On trouve des cercles de capoeira, ou rodas, sur les plages de Bahia. © © Golero / Getty Images
Texte par
Bridget Gleeson (traduit de l'anglais par Vincent Guilluy)
Mis à jour le : 17 janvier 2018
Il est facile de voir pourquoi les Brésiliens ont surnommé Bahia a terra da felicidade (le pays du bonheur). Cet État du nord-est, avec sa côte baignée de soleil, est un paradis tropical et sa capitale, Salvador, accueille un des plus grands carnavals du monde. Mais un coup d'œil aux armoiries officielles de Bahia avec leur devise en latin, per ardua surgo (je m’élève dans l’adversité), indique une histoire plus tourmentée. Bahia n'est pas que soleil, sable et défilés de rue : dès le XVIe siècle, l’État fut un centre du trafic d'esclaves. Quatre millions d’esclaves africains arrivèrent en Amérique par le Brésil ; près d’1,5 million d’entre eux passèrent par Salvador et furent immédiatement envoyés travailler dans les plantations de sucre voisines.
Aujourd’hui, Bahia est une terre de contrastes baignée de traditions culturelles africaines. Pour profiter au mieux de la capitale haute en couleur de l’Afro-Brésil, faites comme ses habitants. Savourez le présent, et profitez de la plage – mais n’oubliez jamais le passé, même quand la fête bat son plein. Voici nos premières suggestions.
La capoeira – une forme d’art afro-brésilienne qui mêle arts martiaux et danse – est née dans les plantations de sucre de Bahia, où les esclaves vivaient entassés. Là, sous le couvert de la nuit, ils s’entraînaient à l’autodéfense. Pour cacher leur entraînement physique à leurs maîtres, ils se mirent à y incorporer des figures acrobatiques et des danses, et à y ajouter le rythme d’instruments de percussion rudimentaires.
Regardez la fumée qui monte des stands de cuisine et des charrettes, au bord de la plage et dans les rues. C’est là qu’on trouve les Baianas – des femmes de Bahia habillées de robes de dentelle blanche traditionnelles, avec d’épais foulards et des bijoux colorés – qui préparent des en-cas d’inspiration africaine. Le classique incontournable s’appelle acarajé, un beignet frit de haricots à œil noir écrasés.

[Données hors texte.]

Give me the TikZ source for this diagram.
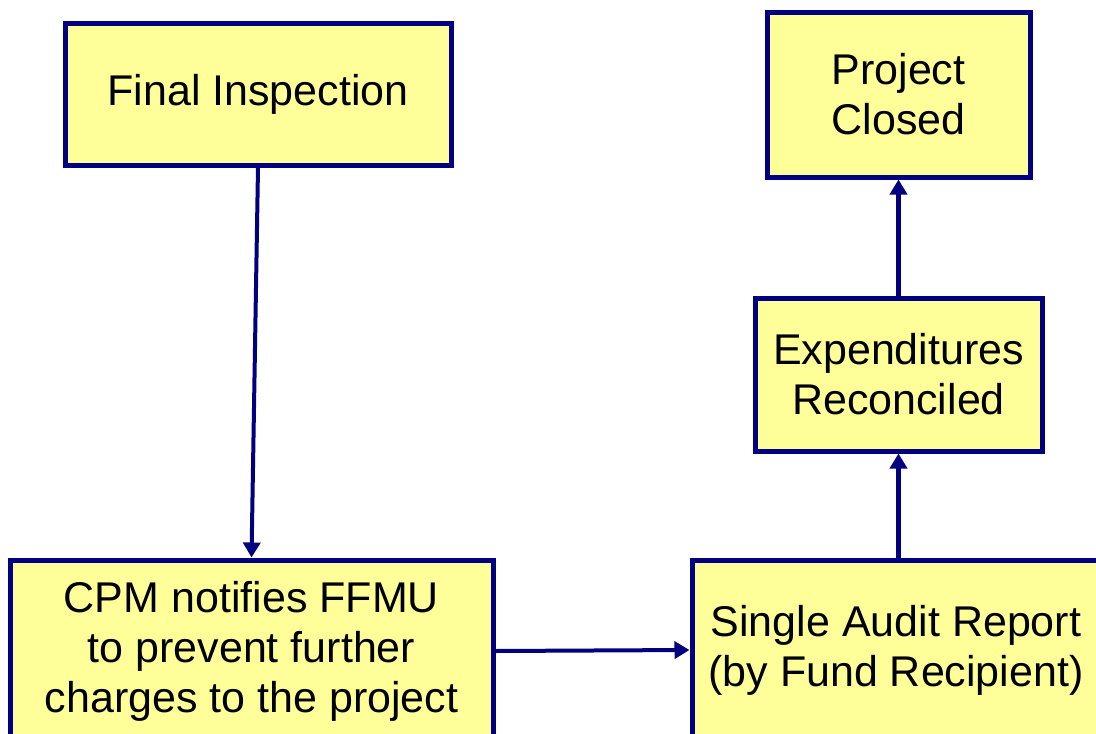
\documentclass[tikz,border=0pt]{standalone}
\usepackage{fontspec}
\setmainfont{Liberation Sans}
\usetikzlibrary{arrows.meta}
\definecolor{boxfill}{HTML}{FFFF99}
\definecolor{navy}{HTML}{000080}
\begin{document}
\begin{tikzpicture}[x=1pt,y=-1pt,
  stepbox/.style={draw=navy, line width=5pt, fill=boxfill, align=center,
    inner sep=0pt, font=\fontsize{43}{50}\selectfont},
  flow/.style={draw=navy, -{Triangle[width=17pt,length=15pt]}}]
  \clip (0,0) rectangle (1096,734);
  \fill[white] (0,0) rectangle (1096,734);
  % process boxes
  \node[stepbox, minimum width=386pt, minimum height=142pt] (fi) at (258,94) {Final Inspection};
  \node[stepbox, minimum width=263pt, minimum height=165pt] (pc) at (898.5,94.5) {Project\\Closed};
  \node[stepbox, minimum width=287pt, minimum height=153pt] (ex) at (898.5,374.5) {Expenditures\\Reconciled};
  \node[stepbox, minimum width=483pt, minimum height=182pt] (cpm) at (251.5,651) {CPM notifies FFMU\\to prevent further\\charges to the project};
  \node[stepbox, minimum width=408pt, minimum height=180pt] (sa) at (896,650) {Single Audit Report\\(by Fund Recipient)};
  % connectors
  \draw[flow, line width=4pt] (fi.south) -- (cpm.north);
  \draw[flow, line width=4pt] (cpm.east) -- (sa.west);
  \draw[flow, line width=5pt] (ex.south |- sa.north) -- (ex.south);
  \draw[flow, line width=5pt] (ex.north) -- (pc.south);
\end{tikzpicture}
\end{document}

Prenez vos billets longtemps à l’avance : le Balé Folclórico de Bahia (Ballet folklorique de Bahia), renommé dans le monde entier, présente un spectacle inoubliable au Teatro Miguel Santana. Il ne ressemble à aucun autre ballet. Le spectacle comprend des dizaines de musiciens, de danseurs et de chanteurs qui présentent un répertoire de “danses d’esclaves” traditionnelles, de capoeira, de samba et de danses de cérémonie liées au Candomblé, un culte religieux qui s’est développé dans l’Afro-Brésil. Le spectacle somptueux – avec notamment des jongleurs de feu, et des capoeiristas agiles suivant le rythme de tambours, de cloches et de percussions traditionnelles africaines – passe en revue l’histoire et la culture bahianaises.

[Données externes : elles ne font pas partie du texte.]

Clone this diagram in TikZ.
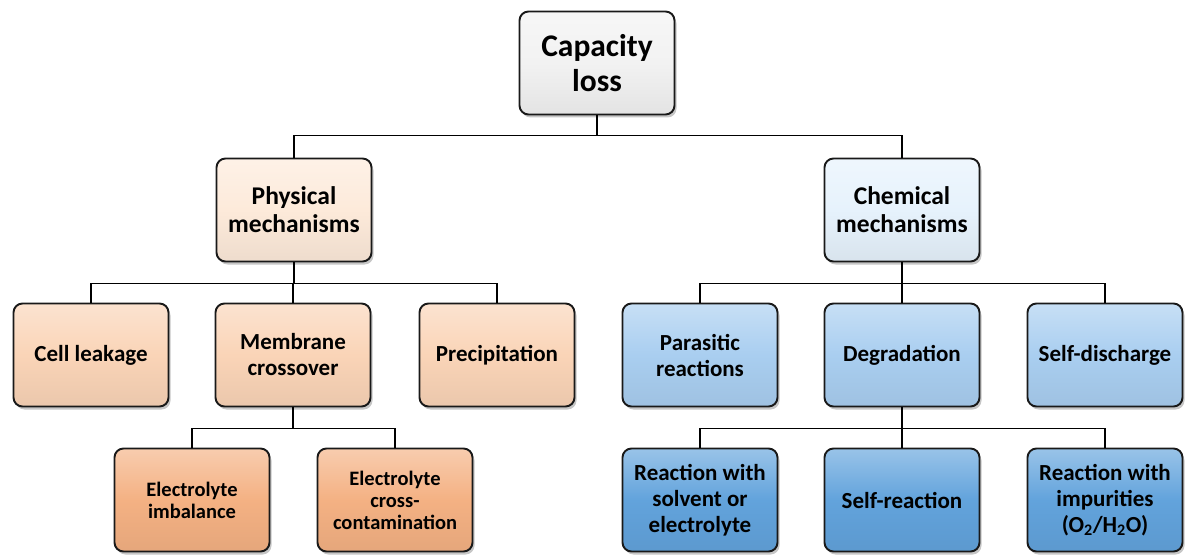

La musique afro-brésilienne n’est pas difficile à dénicher : elle imprègne tout Bahia. À Salvador, la vie quotidienne semble rythmée par les instruments à percussion traditionnels comme le berimbau (instrument en forme d’arc utilisé pour la capoeira), l’atabaque (haut tambour de bois) ou l’agogô (clochette). Le mardi soir, allez dans le Pelourinho assister à une performance d’Olodum, un groupe de tambours afros fondé en 1979 (il figure dans la vidéo de l’hymne protestataire de Michael Jackson, They Don’t Care About Us, tournée par Spike Lee en 1995).

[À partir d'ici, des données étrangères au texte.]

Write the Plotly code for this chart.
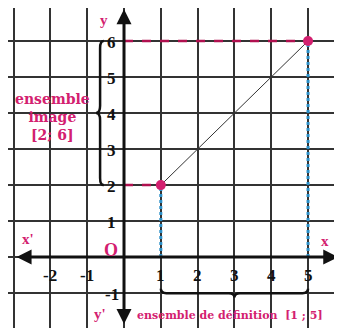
import plotly.graph_objects as go

# data
seg_x = [1, 5]
seg_y = [2, 6]
x_ticks = [-2, -1, 1, 2, 3, 4, 5]
y_ticks = [-1, 1, 2, 3, 4, 5, 6]
domain_label = "ensemble de définition  [1 ; 5]"
image_label = ["ensemble", "image", "[2; 6]"]

PINK = "#d3206f"
BLUE = "#2a8fc8"
SERIF = "Liberation Serif"
WIDE = "DejaVu Serif"

fig = go.Figure()

# blue dashed verticals
for xv, yv in zip(seg_x, seg_y):
    fig.add_trace(go.Scatter(x=[xv, xv], y=[0, yv], mode="lines",
                             line=dict(color=BLUE, width=3, dash="dot"),
                             hoverinfo="skip", showlegend=False))
# pink dashed horizontals
for xv, yv in zip(seg_x, seg_y):
    fig.add_trace(go.Scatter(x=[0, xv], y=[yv, yv], mode="lines",
                             line=dict(color="#b0104f", width=2.5, dash="dash"),
                             hoverinfo="skip", showlegend=False))
# segment
fig.add_trace(go.Scatter(x=seg_x, y=seg_y, mode="lines",
                         line=dict(color="#333333", width=1),
                         hoverinfo="skip", showlegend=False))
# points
fig.add_trace(go.Scatter(x=seg_x, y=seg_y, mode="markers",
                         marker=dict(color=PINK, size=10),
                         hoverinfo="skip", showlegend=False))

ann = []
# axes with arrows
ann.append(dict(x=5.82, y=0, ax=-2.96, ay=0, xref="x", yref="y", axref="x", ayref="y",
                showarrow=True, arrowhead=2, arrowside="end+start", arrowsize=1,
                arrowwidth=3, arrowcolor="#111", text=""))
ann.append(dict(x=0, y=6.88, ax=0, ay=-1.9, xref="x", yref="y", axref="x", ayref="y",
                showarrow=True, arrowhead=2, arrowside="end+start", arrowsize=1,
                arrowwidth=3, arrowcolor="#111", text=""))

tick_font = dict(family=SERIF, size=17, color="#111")
for t in x_ticks:
    ann.append(dict(x=t, y=-0.52, text=f"<b>{t}</b>", showarrow=False, font=tick_font))
for t in y_ticks:
    ann.append(dict(x=-0.33, y=t - 0.05, text=f"<b>{t}</b>", showarrow=False, font=tick_font))

lab_font = dict(family=SERIF, size=15, color=PINK)
ann.append(dict(x=-0.36, y=0.2, text="<b>O</b>", showarrow=False,
                font=dict(family=SERIF, size=18, color=PINK)))
ann.append(dict(x=-0.55, y=6.58, text="<b>y</b>", showarrow=False, font=lab_font))
ann.append(dict(x=-0.65, y=-1.58, text="<b>y'</b>", showarrow=False, font=lab_font))
ann.append(dict(x=-2.6, y=0.5, text="<b>x'</b>", showarrow=False, font=lab_font))
ann.append(dict(x=5.45, y=0.45, text="<b>x</b>", showarrow=False, font=lab_font))

ann.append(dict(x=-1.93, y=3.89, text="<br>".join(f"<b>{s}</b>" for s in image_label),
                showarrow=False, align="center",
                font=dict(family=WIDE, size=14, color=PINK)))
ann.append(dict(x=2.88, y=-1.61, text=f"<b>{domain_label}</b>", showarrow=False,
                font=dict(family=WIDE, size=11, color=PINK)))

shapes = [
    dict(type="path", xref="x", yref="y",
         path="M -0.55,6 Q -0.65,6 -0.65,5.8 L -0.65,4.2 Q -0.65,4 -0.76,4 "
              "Q -0.65,4 -0.65,3.8 L -0.65,2.2 Q -0.65,2 -0.55,2",
         line=dict(color="#111", width=2.5)),
    dict(type="path", xref="x", yref="y",
         path="M 1,-0.88 Q 1,-1.0 1.15,-1.0 L 2.85,-1.0 Q 3,-1.0 3,-1.12 "
              "Q 3,-1.0 3.15,-1.0 L 4.85,-1.0 Q 5,-1.0 5,-0.88",
         line=dict(color="#111", width=2.5)),
]

# page body has an 8px margin: ranges are set so the visible window matches
fig.update_layout(
    width=342, height=328, margin=dict(l=0, r=0, t=0, b=0),
    paper_bgcolor="white", plot_bgcolor="white",
    xaxis=dict(range=[-3.152, 6.14], dtick=1, tick0=0, showgrid=True,
               gridcolor="#333", gridwidth=1.5, zeroline=False,
               showticklabels=False, fixedrange=True),
    yaxis=dict(range=[-2.19, 6.917], dtick=1, tick0=0, showgrid=True,
               gridcolor="#333", gridwidth=1.5, zeroline=False,
               showticklabels=False, fixedrange=True),
    annotations=ann, shapes=shapes, showlegend=False,
)

fig.write_html("out.html")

Ensuite, passez à l’atelier de Mestre Lua Rasta, maître de capoeira, musicien, artisan, et spécialiste des instruments de percussion afro-brésiliens. Mestre Lua Rasta tanne lui-même son cuir, il va chercher son bois sur une île face à Salvador, dans la baie, et rapporte ces matériaux à son atelier pour fabriquer des instruments uniques, superbes. On peut lui en acheter un, ou prendre un cours de percussions.
Ne le cédant qu’à celui de Rio de Janeiro en termes de dimensions, le carnaval de Salvador attire plus de deux millions de fêtards durant la semaine qui précède le mercredi des Cendres. À Bahia, la fête est centrée sur la musique, avec des défilés de blocos afros (troupes de tambours) et de trios elétricos (camions ou chars avec sonos et scènes pour concerts ambulants) qui traversent lentement les rues pleines de festivaliers.